- March 18, 2019
- Posted by: Josiah Hincks Solicitors
- Category: Legal News, News
The distinction between individuals and the namesake businesses that they found can be a very fine one. However, as an entrepreneurial orthopaedic surgeon discovered, it can be absolutely crucial from a tax point of view.
The internationally renowned doctor sold the medical practice that bore his name to a private healthcare group for £1 million with a view to changing his lifestyle and eventually retiring. He accepted that he was liable to pay Capital Gains Tax on the transaction, but claimed the relief available to entrepreneurs who sell their businesses.

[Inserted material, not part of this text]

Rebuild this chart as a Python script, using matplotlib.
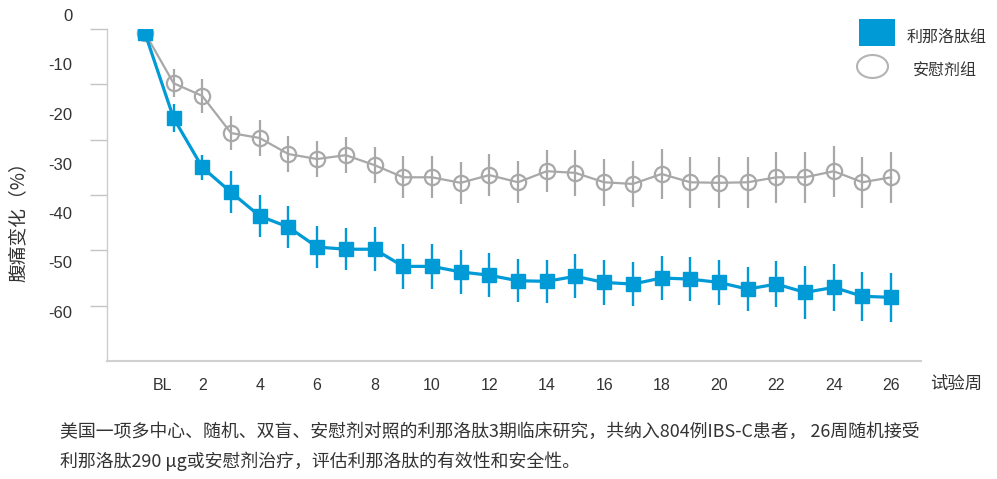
import matplotlib
matplotlib.use("Agg")
import matplotlib.pyplot as plt
from matplotlib.patches import Rectangle, Ellipse

# ---- data ----
weeks = list(range(0, 27))
lin_mean = [-0.7, -16.1, -25.0, -29.5, -33.8, -35.8, -39.4, -39.8, -39.8, -42.9, -42.9,
            -43.9, -44.5, -45.5, -45.6, -44.7, -45.8, -46.1, -45.0, -45.2, -45.8,
            -47.0, -46.1, -47.6, -46.7, -48.3, -48.5]
lin_err = [0, 2.6, 2.3, 3.8, 3.8, 3.8, 3.8, 3.8, 4.0, 4.0, 4.0, 4.0, 4.0, 3.9, 3.9,
           4.0, 4.0, 4.0, 4.0, 4.0, 4.0, 4.0, 4.2, 4.8, 4.2, 4.4, 4.4]
pla_mean = [-0.7, -9.8, -12.1, -18.8, -19.7, -22.6, -23.5, -22.8, -24.6, -26.8, -26.8,
            -27.8, -26.4, -27.7, -25.7, -26.0, -27.7, -28.0, -26.2, -27.7, -27.8,
            -27.7, -26.8, -26.8, -25.7, -27.7, -26.8]
pla_err = [0, 2.5, 3.0, 3.0, 3.3, 3.3, 3.3, 3.3, 3.3, 3.8, 3.8, 3.8, 3.8, 3.8, 3.8,
           4.2, 4.2, 4.2, 4.6, 4.6, 4.6, 4.6, 4.6, 4.6, 4.6, 4.6, 4.6]
xtick_pos = [0.6, 2, 4, 6, 8, 10, 12, 14, 16, 18, 20, 22, 24, 26]
xtick_labels = ["BL", "2", "4", "6", "8", "10", "12", "14", "16", "18", "20", "22", "24", "26"]
ytick_vals = [0, -10, -20, -30, -40, -50, -60]
ytick_labels = ["0", "-10", "-20", "-30", "-40", "-50", "-60"]
series_names = ["利那洛肽组", "安慰剂组"]
caption1 = "美国一项多中心、随机、双盲、安慰剂对照的利那洛肽3期临床研究，共纳入804例IBS-C患者， 26周随机接受"
caption2 = "利那洛肽290 μg或安慰剂治疗，评估利那洛肽的有效性和安全性。"

BLUE = "#009ad6"
GRAY = "#a8a8a8"
TXT = "#333333"
CJK = ["Noto Sans CJK SC", "DejaVu Sans"]
LAT = ["Liberation Sans", "DejaVu Sans"]

W, H = 997, 479
fig = plt.figure(figsize=(W / 100, H / 100), dpi=100)

def fx(px):
    return px / W

def fy(py):
    return 1 - py / H

# main axes
ax = fig.add_axes([fx(107), fy(361), fx(921) - fx(107), fy(29) - fy(361)])
ax.set_xlim(-1.32, 27.04)
ax.set_ylim(-60, 0)
for s in ["top", "right"]:
    ax.spines[s].set_visible(False)
ax.spines["left"].set_color("#cccccc")
ax.spines["left"].set_linewidth(1.0)
ax.spines["bottom"].set_color("#d0d0d0")
ax.spines["bottom"].set_linewidth(1.5)
ax.set_yticks([0, -10, -20, -30, -40, -50])
ax.set_yticklabels([])
ax.tick_params(axis="y", length=12, width=1, color="#c4c4c4", direction="out")
ax.set_xticks(xtick_pos)
ax.set_xticklabels(xtick_labels, fontfamily=LAT, fontsize=11.5, color=TXT)
ax.tick_params(axis="x", length=0, pad=12)
ax.patch.set_alpha(0)

ax.errorbar(weeks, pla_mean, yerr=pla_err, color=GRAY, lw=1.6, elinewidth=1.6,
            capsize=0, marker="o", markersize=11, markerfacecolor="none",
            markeredgecolor=GRAY, markeredgewidth=1.6, zorder=2)
ax.errorbar(weeks, lin_mean, yerr=lin_err, color=BLUE, lw=2.3, elinewidth=1.7,
            capsize=0, marker="s", markersize=10.5, markerfacecolor=BLUE,
            markeredgecolor=BLUE, zorder=3)

# y labels axis (labels are offset from tick marks in the reference)
lax = fig.add_axes([fx(107), fy(312), fx(921) - fx(107), fy(15) - fy(312)])
lax.set_ylim(-60, 0)
lax.set_yticks(ytick_vals)
lax.set_yticklabels(ytick_labels, fontfamily=LAT, fontsize=12, color=TXT)
lax.tick_params(axis="y", length=0, pad=25)
lax.set_xticks([])
for s in lax.spines.values():
    s.set_visible(False)
lax.patch.set_visible(False)

# axis titles
fig.text(fx(18), fy(217), "腹痛变化（%）", rotation=90, ha="center", va="center",
         fontfamily=CJK, fontsize=13.5, color=TXT)
fig.text(fx(930), fy(384), "试验周", ha="left", va="center",
         fontfamily=CJK, fontsize=12.5, color=TXT)

# legend
fig.patches.append(Rectangle((fx(859), fy(46)), fx(36), 27 / H, transform=fig.transFigure,
                             facecolor=BLUE, edgecolor="none"))
fig.patches.append(Ellipse((fx(872.5), fy(66.5)), fx(31), 23 / H, transform=fig.transFigure,
                           facecolor="none", edgecolor="#b4b4b4", lw=1.5))
fig.text(fx(907), fy(38), series_names[0], ha="left", va="center",
         fontfamily=CJK, fontsize=11.5, color=TXT)
fig.text(fx(913), fy(71), series_names[1], ha="left", va="center",
         fontfamily=CJK, fontsize=11.5, color=TXT)

# caption
fig.text(fx(60), fy(432), caption1, ha="left", va="center",
         fontfamily=CJK, fontsize=12.9, color=TXT)
fig.text(fx(60), fy(461), caption2, ha="left", va="center",
         fontfamily=CJK, fontsize=12.9, color=TXT)

fig.savefig("out.png", dpi=100, facecolor="white")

HM Revenue and Customs (HMRC), however, took a different view and issued the doctor with assessments to Income Tax, covering a two-year period and totalling more than £800,000. HMRC argued that the doctor had no business or medical practice to sell without himself as its figurehead. In effect, he was the practice, and the £1 million was merely an advance payment for the services he would provide to the healthcare group following the sale.
In upholding the doctor’s challenge to the assessments, the First-tier Tribunal (FTT) found that the commercial reality of the situation was that the healthcare group had paid for the doctor’s business, as a going concern, and not just for his services. There was no evidence that he had entered into the transaction with a view to avoiding or reducing his Income Tax liabilities.
The FTT acknowledged that much of the value of the practice resided in the doctor’s name, and that he had continued to go by that name following the sale. However, that had not prevented him from parting with the goodwill in the business. Not every patient who was treated by the practice was operated on by the doctor himself.
Although he continued to do some work for the practice following the sale, he was no longer involved in its management and was neither a director of nor a shareholder in the company that owned it. It was a term of the sale agreement that he could not work as an orthopaedic surgeon in the UK, other than for the healthcare group, but there was no restriction on him exploiting opportunities abroad.